Anyway, what struck me most about the Kennel Club's annual bone-feast was how international it has become over a couple of decades. This year's reserve Best in Show was a Newfoundland from Slovakia, with a Pomeranian from Sweden and an Old English sheepdog from Hungary in the final line-up. Candidates for Best in Group came from all over, including the US, Russia, Hungary and Italy. It just shows what can happen when easier travel coincides with a liberalisation of the UK's quarantine regulations and the end of the Cold War. Globalisation is for dogs, too.

Back to a very local issue, though. The reason for the Staffies campaign, being run by Battersea Dogs & Cats Home and promoted at Crufts, is that Staffordshire terriers or cross-breeds accounted for more than one in three of all dogs that ended up at Battersea last year. This is also – something that may not be unconnected – the breed (or, more likely, cross) you will most frequently encounter on the meaner city streets, snarling at you from the end of a short lead or cowering for fear of a beating.

It seems to me that these so-called "weapon dogs" used to be bigger, but perhaps feeding and exercise, along with controllability, became a problem, along with the outlawing of pit-bulls. So nice-sized, legal and eminently trainable Staffies filled the gap. One result has been an exponential rise in the number being bred, leading directly to the scandalous number now being abandoned. But the difficulty in finding them new homes is not just how many there are, but their reputation. A Staffy may, as the Battersea Dogs Home advert says, be a "great family pet", a natural "nanny" dog, "loving, loyal and reliable", but its advocates, in protesting so much, accept that this is a dog with a very bad name.

The rehabilitation campaign was first launched in November. But it's been revived because March is the peak month for dogs to be abandoned, as – so one theory goes – new owners tire of their Christmas presents. There were Staffies aplenty at Crufts, their devoted owners showing the breed at its best.
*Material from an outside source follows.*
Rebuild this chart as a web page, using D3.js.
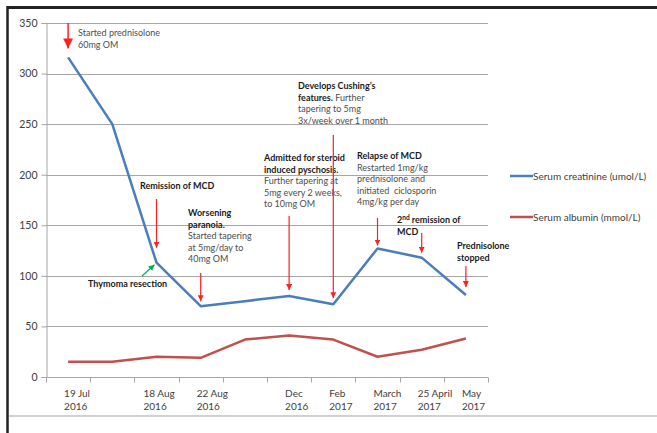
<!DOCTYPE html>
<html lang="en">
<head>
<meta charset="utf-8">
<title>Creatinine and albumin timeline</title>
<script src="https://d3js.org/d3.v7.min.js"></script>
<style>
  body { margin: 0; background: #fff; }
  svg text { font-family: Lato, "Open Sans", sans-serif; }
</style>
</head>
<body>
<div class="chart"></div>
<script>
// data
var categories = ["19 Jul 2016", "", "18 Aug 2016", "22 Aug 2016", "", "Dec 2016",
                  "Feb 2017", "March 2017", "25 April 2017", "May 2017"];
var creatinine = [316, 250, 113, 70, 75, 80, 72, 127, 118, 81];
var albumin = [15, 15, 20, 19, 37, 41, 37, 20, 27, 38];
var yTicks = [0, 50, 100, 150, 200, 250, 300, 350];
var seriesNames = ["Serum creatinine (umol/L)", "Serum albumin (mmol/L)"];

var width = 657, height = 433;

var svg = d3.select(".chart").append("svg")
    .attr("width", width)
    .attr("height", height);

var x = d3.scaleBand()
    .domain(d3.range(categories.length))
    .range([46, 488])
    .padding(0);

var y = d3.scaleLinear()
    .domain([0, 350])
    .range([377, 23]);

function cx(i) { return x(i) + x.bandwidth() / 2; }

// arrow heads
var defs = svg.append("defs");
function marker(id, size, color) {
  defs.append("marker")
      .attr("id", id)
      .attr("viewBox", "0 0 10 10")
      .attr("refX", 10).attr("refY", 5)
      .attr("markerWidth", size).attr("markerHeight", size)
      .attr("markerUnits", "userSpaceOnUse")
      .attr("orient", "auto")
    .append("path").attr("d", "M0,0L10,5L0,10z").attr("fill", color);
}
marker("redhead", 6, "#ff2020");
marker("bighead", 10, "#ff2020");
marker("greenhead", 6, "#00b050");

// page frame
svg.append("line").attr("x1", 7).attr("x2", width).attr("y1", 7.5).attr("y2", 7.5)
    .attr("stroke", "#222").attr("stroke-width", 3);
svg.append("line").attr("x1", 7.5).attr("x2", 7.5).attr("y1", 6).attr("y2", height)
    .attr("stroke", "#222").attr("stroke-width", 2.5);
svg.append("line").attr("x1", 9).attr("x2", width).attr("y1", 416).attr("y2", 416)
    .attr("stroke", "#c0c0c0").attr("stroke-width", 1.5);

// gridlines
svg.append("g").selectAll("line")
    .data(yTicks.slice(1))
    .enter().append("line")
    .attr("x1", 46).attr("x2", 488)
    .attr("y1", function(d) { return Math.round(y(d)) + 0.5; })
    .attr("y2", function(d) { return Math.round(y(d)) + 0.5; })
    .attr("stroke", "#a6a6a6").attr("stroke-width", 1);

// y axis
var yAxis = svg.append("g")
    .attr("transform", "translate(46.5,0)")
    .call(d3.axisLeft(y).tickValues(yTicks).tickSize(5).tickPadding(4));
yAxis.select(".domain").attr("stroke", "#a6a6a6");
yAxis.selectAll(".tick line").attr("stroke", "#a6a6a6");
yAxis.selectAll(".tick text")
    .attr("fill", "#404040")
    .style("font-size", "10.5px")
    .style("font-family", "Lato, sans-serif");

// x axis
var xAxisG = svg.append("g").attr("transform", "translate(0," + (Math.round(y(0)) + 0.5) + ")");
xAxisG.append("line").attr("x1", 46).attr("x2", 488)
    .attr("stroke", "#a6a6a6");
xAxisG.selectAll(".xt")
    .data(d3.range(categories.length + 1))
    .enter().append("line")
    .attr("x1", function(i) { return Math.round(46 + i * x.bandwidth()) + 0.5; })
    .attr("x2", function(i) { return Math.round(46 + i * x.bandwidth()) + 0.5; })
    .attr("y1", 0).attr("y2", 5)
    .attr("stroke", "#a6a6a6");

var xl = svg.append("g").selectAll("text")
    .data(categories.map(function(c, i) { return {c: c, i: i}; }).filter(function(d) { return d.c; }))
    .enter().append("text")
    .attr("x", function(d) { return cx(d.i) - (d.i === 2 ? 13 : 4); })
    .attr("y", 397)
    .attr("fill", "#404040")
    .style("font-size", "10px");
xl.each(function(d) {
  var parts = d.c.split(" ");
  var year = parts.pop();
  var t = d3.select(this);
  t.append("tspan").text(parts.join(" "));
  t.append("tspan").attr("x", t.attr("x")).attr("dy", 13).text(year);
});

// series lines
var line = d3.line()
    .x(function(d, i) { return cx(i); })
    .y(function(d) { return y(d); });

svg.append("path").datum(albumin)
    .attr("d", line)
    .attr("fill", "none")
    .attr("stroke", "#c0504d").attr("stroke-width", 2.5)
    .attr("stroke-linejoin", "round");

svg.append("path").datum(creatinine)
    .attr("d", line)
    .attr("fill", "none")
    .attr("stroke", "#4a7ebb").attr("stroke-width", 2.5)
    .attr("stroke-linejoin", "round");

// legend
var legendColors = ["#4a7ebb", "#c0504d"];
var lg = svg.append("g").selectAll("g")
    .data(seriesNames)
    .enter().append("g")
    .attr("transform", function(d, i) { return "translate(510," + (176 + i * 41) + ")"; });
lg.append("line").attr("x1", 0).attr("x2", 23)
    .attr("stroke", function(d, i) { return legendColors[i]; })
    .attr("stroke-width", 2.5);
lg.append("text").attr("x", 23).attr("y", 3.5)
    .attr("fill", "#404040")
    .style("font-size", "10px")
    .text(function(d) { return d; });

// annotations, each line is a list of [text, bold]
var notes = [
  {x: 78, y: 36, lines: [[["Started prednisolone", false]], [["60mg OM", false]]]},
  {x: 140, y: 189, lines: [[["Remission of MCD", true]]]},
  {x: 188, y: 216, lines: [[["Worsening", true]], [["paranoia.", true]], [["Started tapering", false]],
                           [["at 5mg/day to", false]], [["40mg OM", false]]]},
  {x: 88, y: 287, lines: [[["Thymoma resection", true]]]},
  {x: 264, y: 161, lines: [[["Admitted for steroid", true]], [["induced pyschosis.", true]],
                           [["Further tapering at", false]], [["5mg every 2 weeks,", false]],
                           [["to 10mg OM", false]]]},
  {x: 298, y: 89, lines: [[["Develops Cushing\u2019s", true]], [["features.", true], [" Further", false]],
                          [["tapering to 5mg", false]], [["3x/week over 1 month", false]]]},
  {x: 357, y: 159, lines: [[["Relapse of MCD", true]], [["Restarted 1mg/kg", false]],
                           [["prednisolone and", false]], [["initiated  ciclosporin", false]],
                           [["4mg/kg per day", false]]]},
  {x: 457, y: 249, lines: [[["Prednisolone", true]], [["stopped", true]]]}
];

var ng = svg.append("g").attr("class", "notes");
notes.forEach(function(n) {
  var t = ng.append("text")
      .attr("x", n.x).attr("y", n.y)
      .attr("fill", "#262626")
      .style("font-size", "9px")
      .attr("xml:space", "preserve");
  n.lines.forEach(function(ln, li) {
    ln.forEach(function(seg, si) {
      var s = t.append("tspan").text(seg[0])
          .attr("font-weight", seg[1] ? "bold" : "normal")
          .attr("fill", seg[1] ? "#1a1a1a" : "#4d4d4d");
      if (si === 0) s.attr("x", n.x).attr("dy", li === 0 ? 0 : 11.6);
    });
  });
});

// 2nd remission note with superscript
var t2 = ng.append("text").attr("x", 397).attr("y", 223)
    .attr("fill", "#1a1a1a").attr("font-weight", "bold").style("font-size", "9px");
t2.append("tspan").text("2");
t2.append("tspan").text("nd").attr("dy", -3).style("font-size", "6.5px");
t2.append("tspan").text(" remission of").attr("dy", 3);
t2.append("tspan").attr("x", 397).attr("dy", 11.6).text("MCD");

// arrows: category index, start y, gap above the point
var arrows = [
  {i: 2, y0: 199, gap: 15},
  {i: 3, y0: 273, gap: 5},
  {i: 5, y0: 216, gap: 6},
  {i: 6, y0: 135, gap: 6},
  {i: 7, y0: 218, gap: 3},
  {i: 8, y0: 233, gap: 5},
  {i: 9, y0: 266, gap: 8}
];
svg.append("g").selectAll("line")
    .data(arrows)
    .enter().append("line")
    .attr("x1", function(d) { return cx(d.i); })
    .attr("x2", function(d) { return cx(d.i); })
    .attr("y1", function(d) { return d.y0; })
    .attr("y2", function(d) { return y(creatinine[d.i]) - d.gap; })
    .attr("stroke", "#ff2020").attr("stroke-width", 1.2)
    .attr("marker-end", "url(#redhead)");

// first big arrow
svg.append("line")
    .attr("x1", cx(0)).attr("x2", cx(0))
    .attr("y1", y(350)).attr("y2", y(creatinine[0]) - 9)
    .attr("stroke", "#ff2020").attr("stroke-width", 1.5)
    .attr("marker-end", "url(#bighead)");

// green arrow for thymoma resection
svg.append("line")
    .attr("x1", 142).attr("y1", 276)
    .attr("x2", cx(2) - 2).attr("y2", y(creatinine[2]) + 2)
    .attr("stroke", "#00b050").attr("stroke-width", 1.2)
    .attr("marker-end", "url(#greenhead)");
</script>
</body>
</html>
But I suspect the only way to stop the slaughter – there comes a time when putting an unwanted dog to sleep is the only answer – is for legitimate breeders to diversify into something furrier and friendlier, and wait for the wrong sort of Staffy fashion to fade.

A master in tune with his keyboard

Roger, they said, would sort me out. We finally fixed on a day and a time for him to come – not easy, as this is a man who knows something about work-life balance and doesn't travel in the rush hour. His task was to tune, and teach me to tune, my clavichord – a uniquely quiet keyboard instrument that you can safely play in a flat without annoying or advertising your incompetence to your neighbours.

On the first, he was completely successful. On the second, only marginally so. I quailed at the risk of slipping the little felt pads under the wrong string, turning the tuning handle too heavily (to snapping point), and not identifying when the correct pitch had been reached. Mostly, though, he failed because I was content to watch.

It's a pleasure to see someone doing something quite different from what you do all day, and doing it with such satisfaction and accomplishment. With my clavichord came a new wooden-handled tuner; Roger's was worn down so it fitted his hand. In a way, that said all anyone needed to know.